Lumping and Splitting
Lumping and splitting coexist in a dynamic tension that is integral to progress. Whereas inflammatory arthritis was once lumped into two categories- rheumatoid arthritis and rheumatoid variants- now, many different forms of arthritis are distinguished to help predict outcome and guide treatment. Rheumatoid arthritis (RA) has been split into seropositive and seronegative versions whereas the rheumatoid variants have been set apart as psoriatic arthritis (PsA) and the spondyloarthropathies (SpAs) among others. Psoriatic arthritis now has at least 5 different forms while the SpAs have recently been divided into radiographic and non-radiographic versions.
While the splitting may make sense in the study of disease etiology, lumping may be preferable for the development of new therapy. Thus, the TNF blockers show impressive efficacy for almost all forms of inflammatory arthritis, including RA, PsA and SpA, despite any differences in the mechanisms promoting joint inflammation and destruction. Similarly, the glucocorticoids have benefits in the treatment of disease throughout all of medicine. Analgesics also have efficacy that transcends any disease classification.
In the area of coding, however, splitting appears to be in ascendency as the new International Classification of Diseases and Related Health Problems (ICD-10) system from the World Health Organization has dramatically expanded the list of diagnoses. The number of codes in the United States Clinical Modification of the ICD-10 totals 68,000. Indeed, there are separate codes for RA of the right wrist and RA of the left wrist and these can be subdivided on the basis of involvement of other organ systems. Since the codes will be used for billing, these differences now matter in terms of reimbursement and resource allocation.
Just as there are lumpers and splitters when it comes to medical diagnoses, there are lumpers and splitters when it comes to medical organizations. Orthopedics, for example, has separate societies for surgeons of the hand and wrist, shoulder and elbow, and foot and ankle to go along with the larger more inclusive societies. On the other hand, rheumatology has only a single professional organization perhaps because, by our nature, we like to take a broad view of musculoskeletal disease and try to be big tent people.
Among lumping organizations, the United States Bone and Initiative (USBJI) occupies a key role in the field. An organization of organizations, the USBJI includes patient and professional societies as well as a broad range of other stakeholders. While the word lump tends to have a negative connotation (e.g., a shapeless lump is not very attractive), the activities of the USBJI clearly indicate, lumping can be very positive. Lumping combines, joins and amalgamates. Lumping brings together people and groups by seeing the commonalities as opposed to the differences, forging new bonds and acquiring strength through shared goals.

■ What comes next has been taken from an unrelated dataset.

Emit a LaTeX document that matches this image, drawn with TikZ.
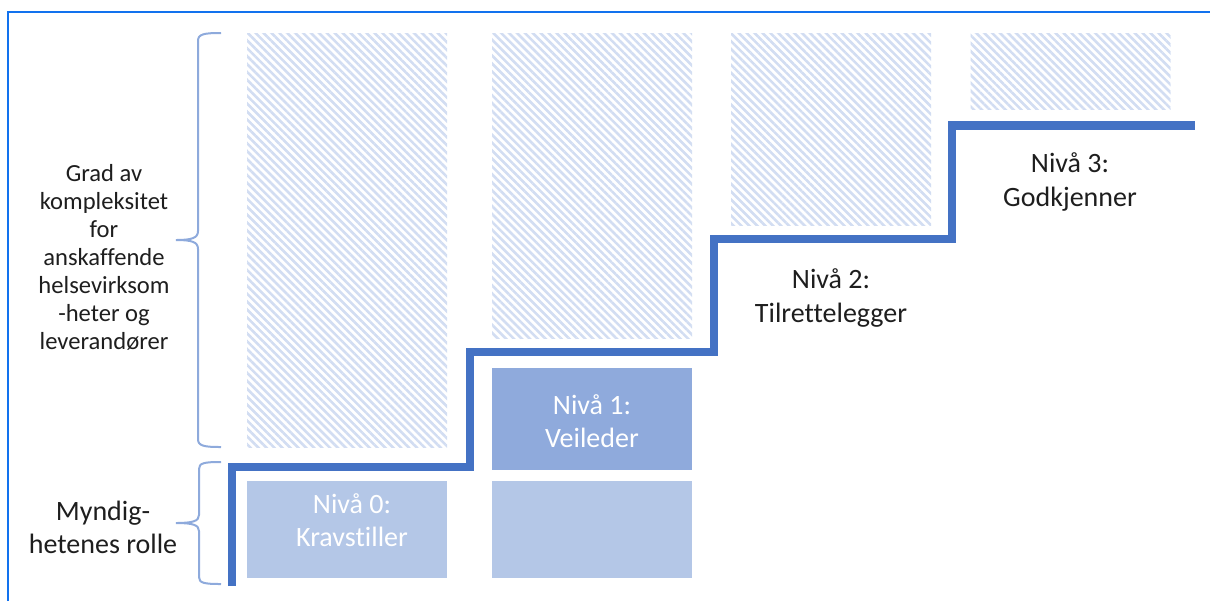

For patients with musculoskeletal disease, the goals of care tend to be the same and focus on a few main issues: less pain, more mobility, less disability. Despite any differences in pathophysiology, etiology or the ICD-10 codes of their conditions, patients with musculoskeletal conditions benefit greatly from an organization that lumps their problems together to increase awareness, promote research and advocate for high quality care with a unified voice.
The USBJI is a new organization and is evolving to meet the ever changing landscape of modern medicine. By lumping rather than splitting, the USBJI can play a critical role in improving health care in the future however many different conditions its members treat and however many codes the ICD 10 system designates. In a new take on an old phrase, in this case, lump it and like it may be a very good way to go.